3. The umpire’s decision to cancel or postpone a game is ultimately subjective. One of the greatest things about baseball is its relative objectivity. Football has its phantom holding calls and fumbles at the bottom of the pile; basketball has the foul call, the definition for which seems to alter depending on the fame of the player with the ball. In comparison, baseball is scientific and rigorous; it has lines for fair and foul, a strike zone that can be measured, tags that are either applied or not applied. And while one could (and probably should) argue that the game has been slow to use technology to improve the precision of these aspects, they are already relatively precise. It’s dubious, then, to have the fate of the game decided on one man’s measurement of “wet”. It’s not that this is a matter of corruption; it’s unlikely that an umpire would use a rainout to create a desired result any more than he would his strike zone. But it is a matter of precision; calling a game is a big deal, even bigger than ensuring a ball is a home run, and it would be nice to have data, rather than opinion, driving the decision.

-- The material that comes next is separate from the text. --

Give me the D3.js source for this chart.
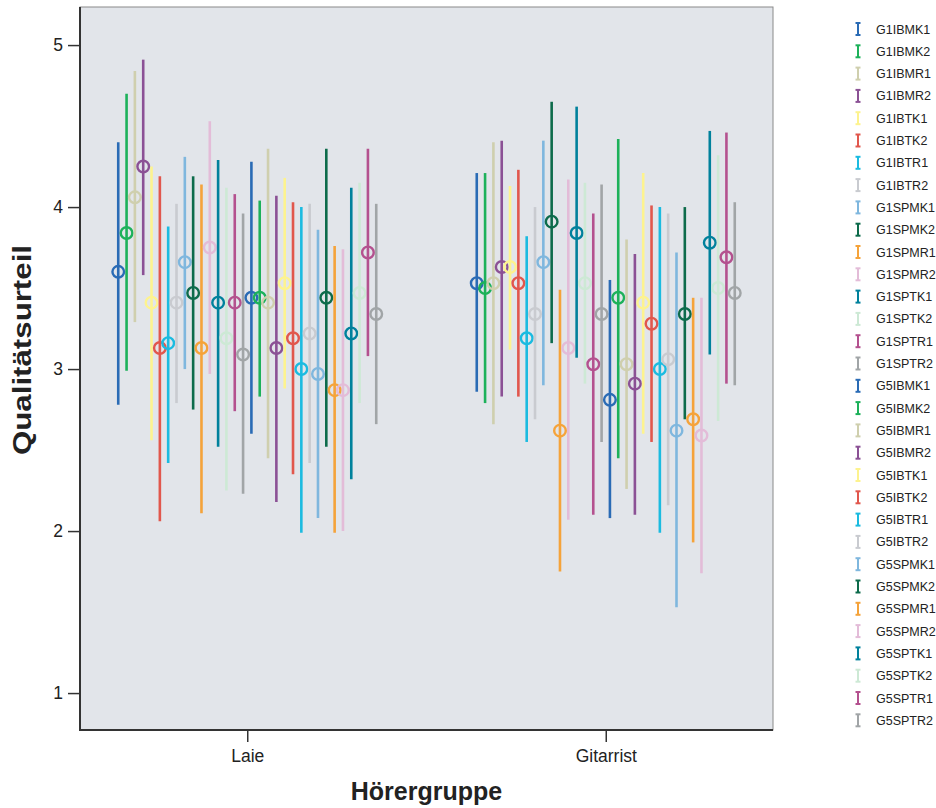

Are there solutions to these qualms? Perhaps not strong ones. Rain and postponement are inevitable, and games difficult to reschedule. One can hardly blame owners for lack of excitement over completing the last two innings of a blowout game, nor the players uneasy about finishing a 1-1 nail-biter twelve weeks later, the crescendo of the game long since dissipated. Perhaps a continuation would be forced only when a game had a significant enough affect on the playoff expectancy of one or both teams, to avoid any unbecoming baseball behavior.

The subjectivity, however, I believe can be handled. We have tools for measuring the amount and rate of precipitation, and a baseline for “unplayable weather” could easily be discovered and established.

There is one solution, already slowly on its way, that will render the entire conversation moot: thirty retractable roofs. The future is no longer jetpacks, my friends.